PAWLEYS ISLAND, S.C. — The Episcopal church in America faces extinction unless it changes policies that some find too liberal, a leader of the dissident Anglican Mission in America said during the group's first conference last week.
"The choice is slow death, like the dinosaurs, or deep change," Bishop Charles Murphy said. He noted a sharp decrease in membership of many mainline denominations during the past three decades.
The Anglican Mission was formed by those unhappy with some policies of the Episcopal Church, including those that allowed local dioceses to ordain sexually active homosexuals or to hold commitment ceremonies for gay couples.
Murphy's consecration as a bishop last year itself was controversial. The rector emeritus of All Saints Episcopal Church on Pawleys Island, he was made a missionary bishop of the Province of the Anglican Church in Rwanda. Another Episcopal clergyman, John. H. Rodgers of Pennsylvania, was made a missionary bishop for the Province of Southeast Asia.
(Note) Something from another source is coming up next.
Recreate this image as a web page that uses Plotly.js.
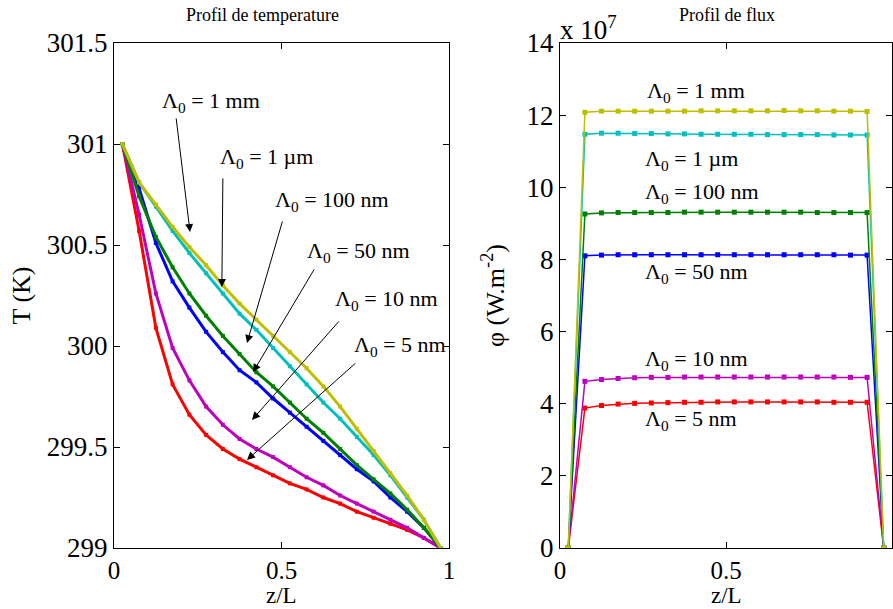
<!DOCTYPE html>
<html>
<head>
<meta charset="utf-8">
<script src="https://cdn.plot.ly/plotly-3.0.1.min.js"></script>
<style>html,body{margin:0;padding:0;background:#fff;}#chart{width:893px;height:609px;}</style>
</head>
<body>
<div id="chart"></div>
<script>
// positions z/L
const zT = [0.025,0.075,0.125,0.175,0.225,0.275,0.325,0.375,0.425,0.475,0.525,0.575,0.625,0.675,0.725,0.775,0.825,0.875,0.925,0.975];
const zF = [0.025,0.075,0.125,0.175,0.225,0.275,0.325,0.375,0.425,0.475,0.525,0.575,0.625,0.675,0.725,0.775,0.825,0.875,0.925,0.975];

const labels = ["Λ<sub>0</sub> = 5 nm","Λ<sub>0</sub> = 10 nm","Λ<sub>0</sub> = 50 nm","Λ<sub>0</sub> = 100 nm","Λ<sub>0</sub> = 1 µm","Λ<sub>0</sub> = 1 mm"];
const colors = ["#ff0000","#bf00bf","#0000ff","#008000","#00bfbf","#bfbf00"];

// Temperature profiles (K)
const T_5nm   = [301,300.57,300.09,299.81,299.66,299.56,299.49,299.44,299.40,299.36,299.32,299.29,299.25,299.22,299.18,299.15,299.12,299.09,299.05,299.0];
const T_10nm  = [301,300.65,300.26,299.99,299.83,299.70,299.61,299.54,299.49,299.45,299.40,299.35,299.31,299.26,299.22,299.18,299.14,299.10,299.05,299.0];
const T_50nm  = [301,300.78,300.51,300.32,300.19,300.07,299.97,299.88,299.82,299.74,299.67,299.60,299.53,299.46,299.39,299.33,299.25,299.18,299.10,299.0];
const T_100nm = [301,300.74,300.54,300.39,300.26,300.15,300.05,299.96,299.87,299.80,299.72,299.64,299.57,299.49,299.41,299.34,299.27,299.19,299.10,299.0];
const T_1um   = [301,300.81,300.69,300.57,300.46,300.36,300.26,300.16,300.08,299.99,299.90,299.81,299.72,299.64,299.55,299.46,299.36,299.25,299.14,299.0];
const T_1mm   = [301,300.81,300.70,300.59,300.49,300.40,300.30,300.21,300.13,300.05,299.97,299.89,299.80,299.70,299.59,299.48,299.37,299.26,299.14,299.0];

// Flux profiles (x 1e7 W.m^-2)
const F_5nm   = [0,3.88,3.95,3.99,4.01,4.02,4.03,4.04,4.04,4.05,4.05,4.05,4.05,4.05,4.05,4.05,4.04,4.04,4.04,0];
const F_10nm  = [0,4.62,4.67,4.70,4.72,4.73,4.73,4.74,4.74,4.74,4.74,4.74,4.74,4.74,4.74,4.74,4.74,4.73,4.73,0];
const F_50nm  = [0,8.10,8.12,8.13,8.13,8.13,8.13,8.13,8.13,8.13,8.13,8.13,8.13,8.13,8.13,8.13,8.13,8.12,8.12,0];
const F_100nm = [0,9.26,9.29,9.30,9.30,9.30,9.30,9.31,9.31,9.31,9.31,9.31,9.31,9.31,9.31,9.30,9.30,9.30,9.30,0];
const F_1um   = [0,11.47,11.50,11.50,11.49,11.49,11.48,11.48,11.47,11.47,11.47,11.47,11.46,11.46,11.46,11.46,11.45,11.45,11.45,0];
const F_1mm   = [0,12.08,12.11,12.11,12.11,12.11,12.11,12.11,12.12,12.12,12.12,12.12,12.12,12.13,12.12,12.12,12.11,12.11,12.10,0];

const Tset = [T_5nm,T_10nm,T_50nm,T_100nm,T_1um,T_1mm];
const Fset = [F_5nm,F_10nm,F_50nm,F_100nm,F_1um,F_1mm];

const FONT = "Liberation Serif, Times New Roman, serif";
const traces = [];
Tset.forEach((y,i)=>traces.push({x:zT,y:y,xaxis:'x',yaxis:'y',mode:'lines+markers',
  line:{color:colors[i],width:3},marker:{symbol:'square',size:4,color:colors[i]},name:labels[i],showlegend:false,hoverinfo:'skip'}));
Fset.forEach((y,i)=>traces.push({x:zF,y:y,xaxis:'x2',yaxis:'y2',mode:'lines+markers',
  line:{color:colors[i],width:1.5},marker:{symbol:'square',size:5,color:colors[i]},name:labels[i],showlegend:false,hoverinfo:'skip'}));

const W=893,H=609;
const axBase = {showline:true,mirror:'ticks',linecolor:'#000',linewidth:1,ticks:'inside',ticklen:6,tickcolor:'#000',
  showgrid:false,zeroline:false,tickfont:{family:FONT,size:27,color:'#000'},automargin:false};
const xTickFont = {family:FONT,size:25,color:'#000'};

// arrow annotations (left)
const arrowTxt = ["Λ<sub>0</sub> = 1 mm","Λ<sub>0</sub> = 1 µm","Λ<sub>0</sub> = 100 nm","Λ<sub>0</sub> = 50 nm","Λ<sub>0</sub> = 10 nm","Λ<sub>0</sub> = 5 nm"];
const txtX = [0.137,0.31,0.475,0.57,0.654,0.710];
const txtY = [301.21,300.93,300.72,300.465,300.228,300.0];
const tailX = [0.185,0.325,0.504,0.600,0.675,0.725];
const tailY = [301.134,300.837,300.624,300.386,300.129,299.921];
const headX = [0.227,0.322,0.397,0.415,0.412,0.397];
const headY = [300.564,300.292,300.015,299.871,299.634,299.436];

const ann = [];
arrowTxt.forEach((t,i)=>{
  ann.push({x:txtX[i],y:txtY[i],xref:'x',yref:'y',text:t,showarrow:false,xanchor:'left',yanchor:'middle',
    font:{family:FONT,size:22,color:'#000'}});
  ann.push({x:headX[i],y:headY[i],ax:tailX[i],ay:tailY[i],xref:'x',yref:'y',axref:'x',ayref:'y',text:'',
    showarrow:true,arrowhead:2,arrowsize:1.6,arrowwidth:1,arrowcolor:'#000'});
});
// right panel labels
const rTxt = ["Λ<sub>0</sub> = 1 mm","Λ<sub>0</sub> = 1 µm","Λ<sub>0</sub> = 100 nm","Λ<sub>0</sub> = 50 nm","Λ<sub>0</sub> = 10 nm","Λ<sub>0</sub> = 5 nm"];
const rX = [0.256,0.25,0.25,0.25,0.25,0.25];
const rY = [12.64,10.76,9.84,7.62,5.21,3.55];
rTxt.forEach((t,i)=>ann.push({x:rX[i],y:rY[i],xref:'x2',yref:'y2',text:t,showarrow:false,xanchor:'left',yanchor:'middle',
  font:{family:FONT,size:22,color:'#000'}}));
// titles
ann.push({x:262/W,y:1-15/H,xref:'paper',yref:'paper',text:'Profil de temperature',showarrow:false,xanchor:'center',yanchor:'middle',font:{family:FONT,size:18,color:'#000'}});
ann.push({x:727/W,y:1-15/H,xref:'paper',yref:'paper',text:'Profil de flux',showarrow:false,xanchor:'center',yanchor:'middle',font:{family:FONT,size:18,color:'#000'}});
ann.push({x:558/W,y:1-28/H,xref:'paper',yref:'paper',text:'x 10<sup>7</sup>',showarrow:false,xanchor:'left',yanchor:'middle',font:{family:FONT,size:27,color:'#000'}});
// x-axis titles
ann.push({x:281/W,y:0,xref:'paper',yref:'paper',text:'z/L',showarrow:false,xanchor:'center',yanchor:'bottom',borderpad:0,font:{family:FONT,size:23,color:'#000'}});
ann.push({x:726/W,y:0,xref:'paper',yref:'paper',text:'z/L',showarrow:false,xanchor:'center',yanchor:'bottom',borderpad:0,font:{family:FONT,size:23,color:'#000'}});

const layout = {
  width:W,height:H,margin:{l:0,r:0,t:0,b:0},paper_bgcolor:'#fff',plot_bgcolor:'#fff',showlegend:false,
  xaxis:Object.assign({},axBase,{domain:[114/W,449/W],range:[0,1],tickvals:[0,0.5,1],ticktext:['0','0.5','1'],tickfont:xTickFont}),
  yaxis:Object.assign({},axBase,{domain:[61/H,566/H],range:[299,301.5],dtick:0.5,
    title:{text:'T (K)',font:{family:FONT,size:26,color:'#000'},standoff:8}}),
  xaxis2:Object.assign({},axBase,{domain:[560/W,892/W],range:[0,1],anchor:'y2',tickvals:[0,0.5,1],ticktext:['0','0.5','1'],tickfont:xTickFont}),
  yaxis2:Object.assign({},axBase,{domain:[61/H,566/H],range:[0,14],dtick:2,anchor:'x2',
    title:{text:'φ (W.m<sup>-2</sup>)',font:{family:FONT,size:26,color:'#000'},standoff:14}}),
  annotations:ann
};
Plotly.newPlot('chart',traces,layout,{displayModeBar:false,staticPlot:true});
</script>
</body>
</html>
Whether more missionary bishops are consecrated and sent to the United States could depend in part on what happens at a March meeting in North Carolina of Anglican bishops from around the world, Murphy said. The primates of the 38 national branches of the 77 million-member Anglican Communion, which includes the Episcopal Church, will consider a proposal to discipline any branch whose policies "exceed the limits of Anglican diversity."